In the Buddhist worldview, you must get out of your mind and paradoxically become mindful of what is real that your mind does not define. Christ, who was once perceived by others as a mad king in a mad world, said that he was “in this world, but not of this world.” Perhaps this epidemic of mental health problems calls us to return to a state where our minds no longer define us and dictate our lives. That perhaps explains why Love is literally an out-of-mind experience, for it teaches us to be in this world while not succumbed by its madness. Perhaps this is why in a world with fear and hatred, Love ignites us courage and compassion. We are all set to remain sane in this mad world until we become insane to it in the moment we awaken and realize the nature of Love, like the story of the well of madness in Paulo Coehlo’s Veronika Decides to Die. Love could be our lifetime learning. We can end up fools, but Loving makes us the wisest – out of our minds.

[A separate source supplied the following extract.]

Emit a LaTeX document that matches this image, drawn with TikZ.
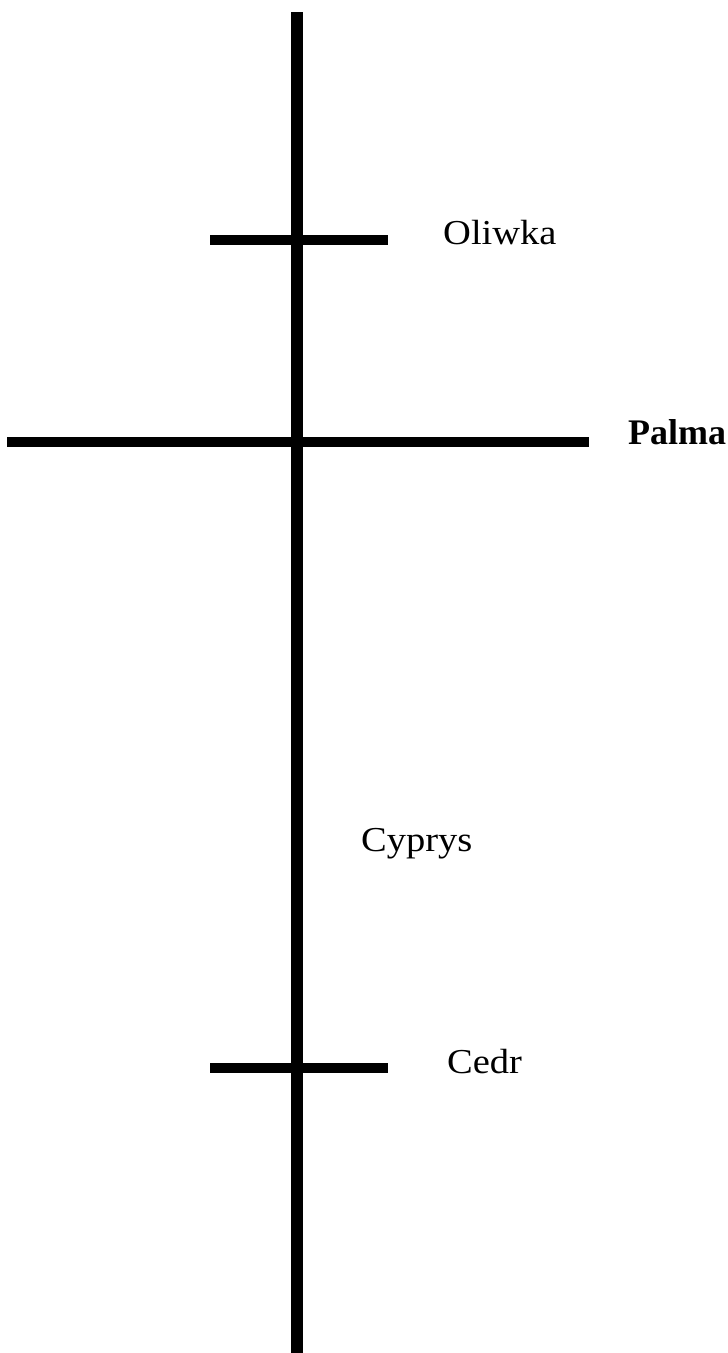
\documentclass[tikz,border=0pt]{standalone}
\usepackage{fontspec}
\setmainfont{Liberation Serif}
\newfontfamily\widefont{Liberation Serif}[FakeStretch=1.1]

\begin{document}
\begin{tikzpicture}[
  x=1pt, y=-1pt,
  trunk/.style={line width=12pt},
  branch/.style={line width=10pt},
  nazwa/.style={
    anchor=base west, inner sep=0pt,
    font=\widefont\fontsize{35}{42}\selectfont
  },
  nazwagruba/.style={
    anchor=base west, inner sep=0pt,
    font=\fontsize{36}{43}\selectfont\bfseries
  }
]
\useasboundingbox (0,0) rectangle (728,1353);

% pien
\coordinate (top)    at (297,12);
\coordinate (bottom) at (297,1353);
\draw[trunk] (top) -- (bottom);

% galezie
\coordinate (oliwkaL) at (210,240);
\coordinate (oliwkaR) at (388,240);
\coordinate (palmaL)  at (7,442);
\coordinate (palmaR)  at (589,442);
\coordinate (cedrL)   at (210,1068);
\coordinate (cedrR)   at (388,1068);

\draw[branch] (oliwkaL) -- (oliwkaR);
\draw[branch] (palmaL)  -- (palmaR);
\draw[branch] (cedrL)   -- (cedrR);

% nazwy
\node[nazwa]      (oliwka) at (443,244)  {Oliwka};
\node[nazwagruba] (palma)  at (628,444)  {Palma};
\node[nazwa]      (cyprys) at (361,851)  {Cyprys};
\node[nazwa]      (cedr)   at (447,1073) {Cedr};

\end{tikzpicture}
\end{document}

8 thoughts on “Out Of Our Minds

    1. Hi Bonnie! Thanks! Yes, very true! I keep on telling my friends and others to understand the simplicities and complexities of paradoxes, for they always reveal the essential truth of Life. 🙂

  1. I gave a little thought to this a few years ago but you’ve spelled everything out here beautifully. I do know a couple people (maybe more) that think I’m a little nuts because of some of my spiritual beliefs, mostly relating to our connection with nature, with all that exists. – – My thought years ago was if someone is mentally ill, if there’s something medically “wrong” with the way their brain is functioning, than maybe that “malfunction” is allowing the person to connect with a higher consciousness, on a higer level, than others are capable of. Maybe thats why some people see/hear things others do not. – – Because the way to connect with all that is, in part, takes a leap of faith, and those deemed mentally healthy in society are a little to logical/realistic to take that leap. I do consider myself mentally healthy, but after reading the teachings of Buddha and Jesus, whom you mention in your post, I started thinking “outside the box”. – – Thanks for sharing your thoughts.

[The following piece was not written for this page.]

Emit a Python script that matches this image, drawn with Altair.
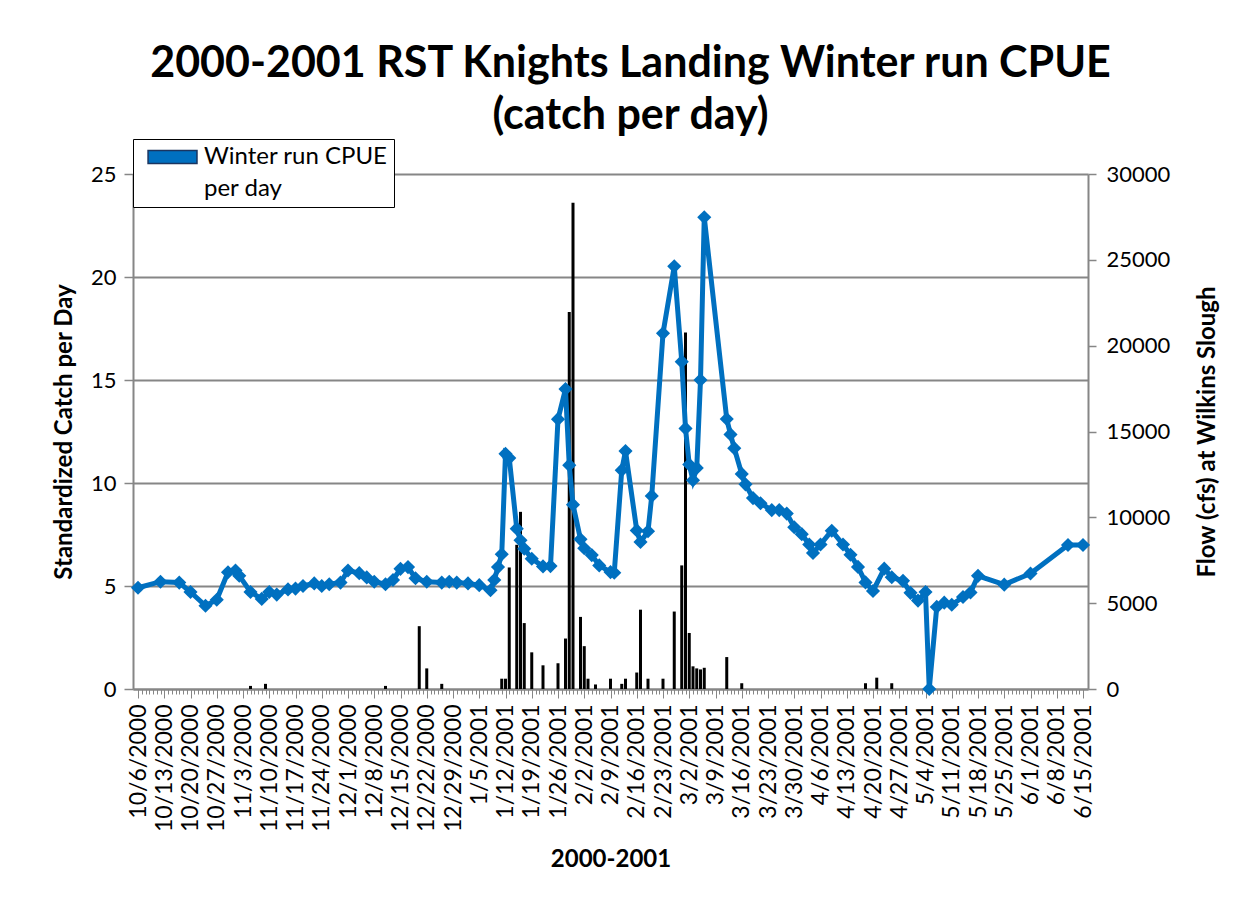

    1. Hi Rev Dani! Thanks for your reply. I agree with all of what you’ve said. And I would say such spiritual discoveries we have had have turned our lives upside down. 🙂 I have heard, for instance, that medically imposed abnormalities such as autism, ADHD, schizophrenia and even giftedness are presumed to be internal altered states of consciousness. And Thomas Moore wrote in The Care of the Soul that one must honor depression as a call of the soul. Interestingly, many of the pioneers and thinkers on spirituality have backgrounds in medicine, counseling and psychotherapy. We will both agree that this is not just coincidence, but a revealing synchronicity. Jung was once troubled by some hallucinations before he introduced his pioneering work. This is why we cannot really judge what is really normal, for those whom are labeled mentally challenged can be more spiritually enlightened than the rest of us. I feel that this is the call for us. I’ve been reflecting over this perspective since I was a kid. Thanks to all our current and ancient teachers who have helped us define perennial truths. Again, thanks to you, Rev Dani. No distance can keep us from echoing our souls.

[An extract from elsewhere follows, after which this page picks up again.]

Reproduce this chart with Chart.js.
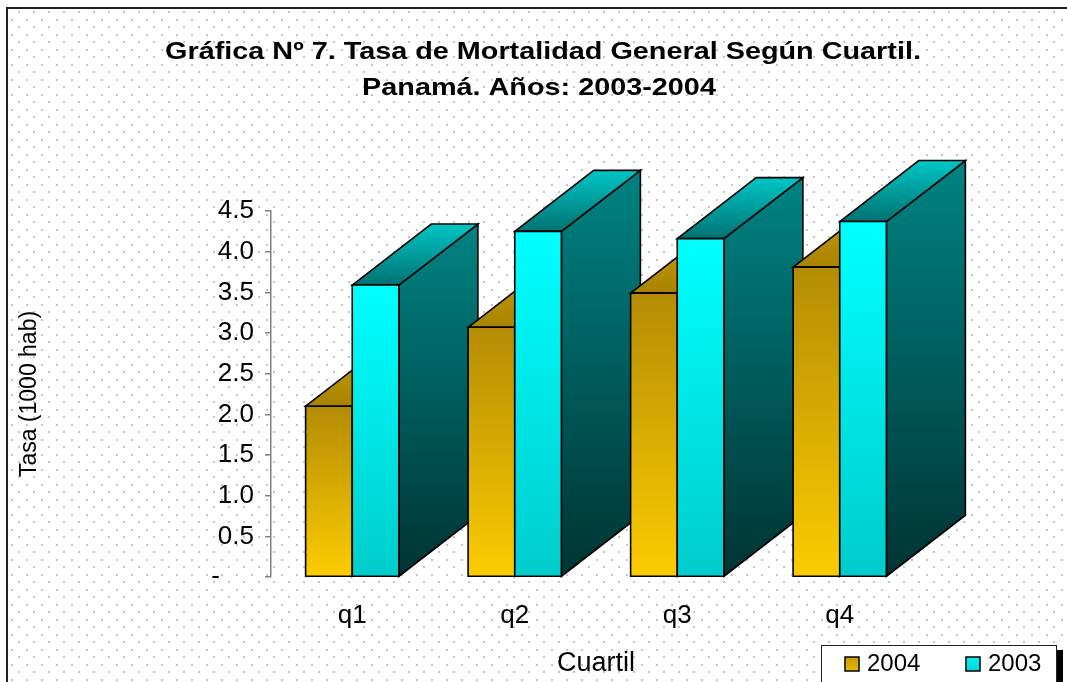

  2. As the Buddhist said “you must get out of your mind and paradoxically become mindful of what is real that your mind does not define” and as Christ said
    “he was in this world, but not of this world” refer to the Love they shared to humanity…it is real but the mind can not intellectualize it by categorizing into many kind of love for it will confuse us into insanity. Love is only one, a pure and beautiful gift we all humans can share with one another. Deprive ourselves into sharing it will lead to unhappiness.